The number of terms in the equation represented by the NN is the product of all the nodes.  With 10 inputs, 5 in each of two hidden layers, 1 output, there are 250 nodes.  If the period of stationarity is determined to be one year, 252 trading days, the learning process will be fitting a 250 term equation to 252 data points.  This is all in-sample and the fit will be really good.  Test by predicting the next three months -- 60 trading days -- as an out-of-sample test.  Expect results to really bad.  (If they are good, double check everything -- you are probably fooling yourself and made a mistake somewhere.)  If they are bad, either reduce the number of nodes or increase the number of data points.  Reducing the number of nodes means the equation will be less complex -- fewer inputs and / or fewer hidden nodes.  Deciding what to keep and what to give up is difficult and will require experimentation.  Increasing the number of data points is good provided that relationships being learned are consistent throughout -- this is concept of stationarity.  More data is bad when the additional data is different. 

Keep us posted.


Best regards,
Howard


----------



## keithj (25 May 2015)

howardbandy said:


> There are proofs that a single hidden layer is sufficient.  Try two, if you wish.  Not three or more.



I would agree with a single layer - 2nd & subsequent layers usually make a trivial difference to the results and take an order of magnitude more to learn.

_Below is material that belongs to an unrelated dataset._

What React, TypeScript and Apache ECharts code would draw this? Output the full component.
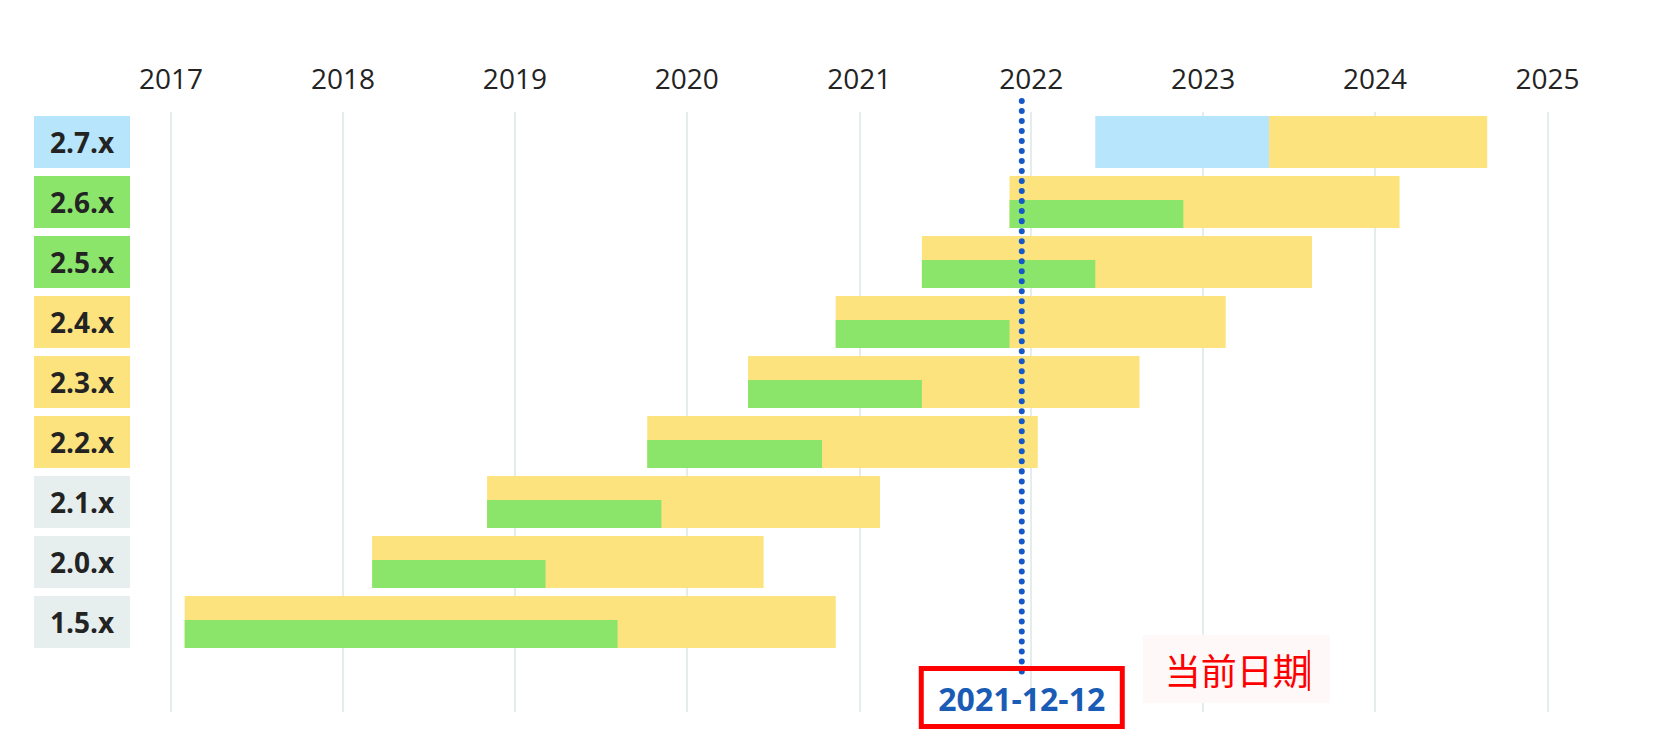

Visit the forums at kaggle.com for more ideas - IMO a small community of v. high quality people solving real world problems.

Also consider getting a (free) AWS account & running your python scripts there 24/7.


----------



## NickF (25 May 2015)

howardbandy said:


> Hi Nick --
> 
> It is possible to use only one input data stream for a neural network.  But there will probably be several derivatives created from it, so that input layer to the NN will have several input nodes.
> 
> ...




Hi Howard,

First of all, I am really grateful that somebody with your experience is guiding us. I will need to read some more about the matters you explained. But please let me know if I understand this correctly - neural networks is all about pattern recognition. You say that one can use only one variable and a few derivatives of that variable. Let's say I use Close and RSI(2), RSI(3), Z-Score(5), ROC(1). Since these variables are based on data of the last 5 days at most (let's make this assumption, even if it may not be correct) - does it mean that the pattern recognition is limited to data of the last 5 days?  Does it mean that if I have a very smart ANN, I can supply just the close values of the last five days to its five inputs and, being so smart, it will remove the noise by itself, find the best data and create its own internal indicators and provide better results?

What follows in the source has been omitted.